Caching and tiering are both good ways to speed up data access. Analyst Colm Keegan explains the factors to consider when deciding between the two.

In IT, it's all about predictable performance. Organizations want to ensure their critical business applications can always access the fastest available storage. At the same time, they don't want to overspend on storage resources like flash. In this expert tip, we'll discuss how to choose between two methodologies for efficient business data acceleration: caching and tiering.

Storage tiering or hierarchical storage management has been around since the early days of mainframe computing. Today, some hybrid flash storage systems also utilize storage tiering technology to segregate active data from inactive data. On these systems, all data typically starts out on the hard disk tier; over time, as the system analyzes data I/O patterns, the most active data sets are migrated to the available flash tier.

Caching, on the other hand, can be implemented in three ways:

1. Write-around caching, otherwise known as "read-only" caching, copies data into the cache, from disk, after a certain amount of read requests occur.

2. Write-through caching writes data to the flash tier and the hard disk tier at the same time. This is done for data redundancy purposes, but also ensures recently written data will be quickly accessible from the fastest tier of storage.

The downside to the above two forms of caching is that write I/O occurs at the speed of hard disk storage since the application can't accept the next transaction until the write operation has occurred.

3. In write-back caching, write I/Os occur at the speed of flash because the cache sends an acknowledgement to the application as soon as the write takes place on the flash tier. The cache will eventually copy the data to hard disk once enough writes have coalesced or queued up. This type of caching allows for rapid application I/O in heavy write environments. However, data loss could occur if the cache resource fails before the data is copied to hard disk storage.

Tiering and caching compared

The main difference between tiering and caching is that in tiering implementations, hot data is actually moved between hard disk storage and flash.
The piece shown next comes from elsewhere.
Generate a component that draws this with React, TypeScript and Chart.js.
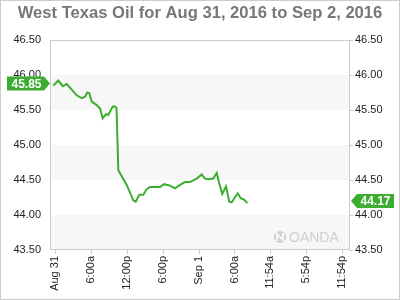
import React, { useEffect, useRef } from "react";
import { Chart, registerables } from "chart.js";

Chart.register(...registerables);

const titleText = "West Texas Oil for Aug 31, 2016 to Sep 2, 2016";

// hours since Aug 31 00:00
const hours = [
  -0.28, 0.55, 1.28, 1.95, 2.78, 3.62, 4.45, 5.0, 5.38, 5.72, 6.12, 6.95, 7.5, 7.95, 8.5, 8.88,
  9.62, 10.0, 10.25, 10.55, 11.95, 13.05, 13.45, 14.05, 14.72, 15.28, 15.83, 17.5, 18.17, 19.17,
  20.0, 20.83, 21.67, 22.5, 23.62, 24.45, 25.0, 25.55, 26.38, 26.95, 27.38, 27.88, 28.05, 28.5,
  29.05, 29.45, 30.45, 30.95, 31.5, 32.05,
];
const prices = [
  45.85, 45.92, 45.84, 45.87, 45.79, 45.71, 45.67, 45.69, 45.75, 45.74, 45.62, 45.57, 45.52, 45.38,
  45.44, 45.43, 45.55, 45.55, 45.53, 44.64, 44.43, 44.21, 44.19, 44.29, 44.29, 44.37, 44.4, 44.4,
  44.44, 44.42, 44.38, 44.43, 44.47, 44.47, 44.52, 44.58, 44.52, 44.51, 44.52, 44.6, 44.45, 44.3,
  44.33, 44.41, 44.19, 44.18, 44.31, 44.24, 44.22, 44.17,
];

const tickHours = [0, 6, 12, 18, 24, 30, 35.9, 41.9, 47.9];
const tickLabels = ["Aug 31", "6:00a", "12:00p", "6:00p", "Sep 1", "6:00a", "11:54a", "5:54p", "11:54p"];

const xMin = -0.67;
const xMax = 49.17;
const yMin = 43.5;
const yMax = 46.5;
const yStep = 0.5;

const FONT = "Arial, 'Liberation Sans', sans-serif";
const GREEN = "#3cad2e";

const decorPlugin = {
  id: "decor",
  beforeDatasetsDraw(chart: any) {
    const { ctx, chartArea } = chart;
    const ys = chart.scales.y;
    ctx.save();
    // alternating bands
    let i = 0;
    for (let v = yMin; v < yMax - 1e-9; v += yStep, i++) {
      if (i % 2 === 0) {
        const top = ys.getPixelForValue(v + yStep);
        const bot = ys.getPixelForValue(v);
        ctx.fillStyle = "#f7f7f7";
        ctx.fillRect(chartArea.left, top, chartArea.right - chartArea.left, bot - top);
      }
    }
    // watermark
    const wx = chartArea.right - 70;
    const wy = chartArea.bottom - 13;
    ctx.fillStyle = "#cfcfcf";
    ctx.beginPath();
    ctx.arc(wx, wy, 6, 0, Math.PI * 2);
    ctx.fill();
    ctx.strokeStyle = "#f7f7f7";
    ctx.lineWidth = 2;
    ctx.beginPath();
    ctx.moveTo(wx - 3, wy + 4);
    ctx.lineTo(wx - 3, wy - 3);
    ctx.lineTo(wx + 3, wy + 3);
    ctx.lineTo(wx + 3, wy - 4);
    ctx.stroke();
    ctx.fillStyle = "#cfcfcf";
    ctx.font = `14px ${FONT}`;
    ctx.textAlign = "left";
    ctx.textBaseline = "middle";
    ctx.fillText("OANDA", wx + 9, wy + 1);
    ctx.restore();
  },
  afterDraw(chart: any) {
    const { ctx, chartArea } = chart;
    const ys = chart.scales.y;
    ctx.save();
    // plot border
    ctx.strokeStyle = "#cccccc";
    ctx.lineWidth = 1;
    ctx.strokeRect(
      Math.round(chartArea.left) - 0.5,
      Math.round(chartArea.top) + 0.5,
      Math.round(chartArea.right - chartArea.left),
      Math.round(chartArea.bottom - chartArea.top) - 1
    );
    // outer border
    ctx.strokeStyle = "#cccccc";
    ctx.strokeRect(0.5, 0.5, chart.width - 1, chart.height - 1);
    // title
    ctx.fillStyle = "#777777";
    ctx.font = `bold 16.6px ${FONT}`;
    ctx.textAlign = "center";
    ctx.textBaseline = "alphabetic";
    ctx.fillText(titleText, chart.width / 2, 18);

    // value labels
    const first = prices[0];
    const last = prices[prices.length - 1];
    const drawTag = (val: number, side: "left" | "right") => {
      const y = ys.getPixelForValue(val) - 2;
      const h = 14;
      ctx.fillStyle = GREEN;
      ctx.beginPath();
      if (side === "left") {
        const x0 = 7;
        const x1 = chartArea.left - 7;
        ctx.moveTo(x0, y - h / 2);
        ctx.lineTo(x1, y - h / 2);
        ctx.lineTo(chartArea.left - 1, y);
        ctx.lineTo(x1, y + h / 2);
        ctx.lineTo(x0, y + h / 2);
      } else {
        const x0 = chartArea.right + 7;
        const x1 = chart.width - 6;
        ctx.moveTo(chartArea.right + 1, y);
        ctx.lineTo(x0, y - h / 2);
        ctx.lineTo(x1, y - h / 2);
        ctx.lineTo(x1, y + h / 2);
        ctx.lineTo(x0, y + h / 2);
      }
      ctx.closePath();
      ctx.fill();
      ctx.fillStyle = "#ffffff";
      ctx.font = `bold 12px ${FONT}`;
      ctx.textAlign = "center";
      ctx.textBaseline = "middle";
      const cx = side === "left" ? (7 + chartArea.left - 7) / 2 + 1 : (chartArea.right + 7 + chart.width - 6) / 2;
      ctx.fillText(val.toFixed(2), cx, y + 1);
    };
    drawTag(first, "left");
    drawTag(last, "right");
    ctx.restore();
  },
};

export default function App() {
  const ref = useRef<HTMLCanvasElement | null>(null);
  useEffect(() => {
    document.body.style.margin = "0";
    if (!ref.current) return;
    const data = hours.map((h, i) => ({ x: h, y: prices[i] }));
    const yTickFont = { family: FONT, size: 11 };
    const chart = new Chart(ref.current, {
      type: "line",
      data: {
        datasets: [
          {
            data,
            borderColor: GREEN,
            borderWidth: 2,
            pointRadius: 0,
            tension: 0,
            fill: false,
            yAxisID: "y",
          },
        ],
      },
      plugins: [decorPlugin],
      options: {
        animation: false,
        responsive: false,
        layout: { padding: { top: 40, left: 0, right: 0, bottom: 0 } },
        plugins: { legend: { display: false }, tooltip: { enabled: false }, title: { display: false } },
        scales: {
          x: {
            type: "linear",
            min: xMin,
            max: xMax,
            afterBuildTicks: (s: any) => {
              s.ticks = tickHours.map((v) => ({ value: v }));
            },
            afterFit: (s: any) => {
              s.height = 50;
            },
            ticks: {
              autoSkip: false,
              maxRotation: 90,
              minRotation: 90,
              padding: 2,
              color: "#222",
              font: yTickFont,
              callback: (v: any) => {
                const i = tickHours.indexOf(Number(v));
                return i >= 0 ? tickLabels[i] : "";
              },
            },
            grid: { drawOnChartArea: false, tickLength: 4, color: "#cccccc" },
            border: { display: false },
          },
          y: {
            position: "left",
            min: yMin,
            max: yMax,
            afterFit: (s: any) => {
              s.width = 51;
            },
            ticks: {
              stepSize: yStep,
              padding: 10,
              color: "#222",
              font: yTickFont,
              callback: (v: any) => Number(v).toFixed(2),
            },
            grid: { drawOnChartArea: false, drawTicks: false },
            border: { display: false },
          },
          y2: {
            position: "right",
            min: yMin,
            max: yMax,
            afterFit: (s: any) => {
              s.width = 50;
            },
            ticks: {
              stepSize: yStep,
              padding: 2,
              color: "#222",
              font: yTickFont,
              callback: (v: any) => Number(v).toFixed(2),
            },
            grid: { drawOnChartArea: false, tickLength: 3, color: "#cccccc" },
            border: { display: false },
          },
        },
      } as any,
    });
    return () => chart.destroy();
  }, []);
  return (
    <div style={{ position: "fixed", left: 0, top: 0, width: 400, height: 300 }}>
      <canvas ref={ref} width={400} height={300} />
    </div>
  );
}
Likewise, as data cools, it's physically de-staged from flash to hard disk storage. In other words, the data only lives in one storage tier at a time. As a result, tiering architectures need to have redundancy features like RAID built into their designs, but this can significantly increase costs, particularly in flash-heavy configurations.

In a caching environment, data is copied or mirrored from one tier to the next, so active data is present in multiple tiers simultaneously (flash and hard disk storage) for redundancy purposes. When data cools in a caching environment, the cache simply makes flash space available for other data sets to use.

Data acceleration and the flash factor

While there are differences in how caching and tiering environments promote data, it's more important to look at how a vendor implements these technologies. For example, in a typical tiering architecture, there's usually a waiting period before active data is moved to flash. To sidestep this issue, some storage tiering vendors have implemented a "flash first" approach in which all data starts on flash and is then pushed to the hard disk tier as it becomes inactive -- so all data acceleration is immediate. The obvious challenge with this approach is that the flash tier has to be sized to accommodate the initial data set; for example, if you have 10 TB of data, you'll need at least 10 TB of flash to start with. So, it's possible to overprovision flash in these environments.

When considering caching, it can be deployed more granularly to address specific applications that require high performance, such as databases and online transaction processing systems. For example, server-side flash can be implemented with caching software to enable physical host or virtual machine-level application acceleration. If the read/write I/O attributes of the application are known, a specific caching technology can be chosen to further customize how data acceleration into cache occurs. The challenge here is that you need to have some knowledge of the I/O patterns of the application first. In addition, if there are dozens of applications that need access to flash, it may be challenging to manage them all through this approach.

Caching and tiering provide different methods of application data acceleration. Knowing which approach to choose depends on a variety of factors such as the number of applications that require access to high-performance storage resources, the I/O patterns of these applications and the budgetary objectives for the project deployment.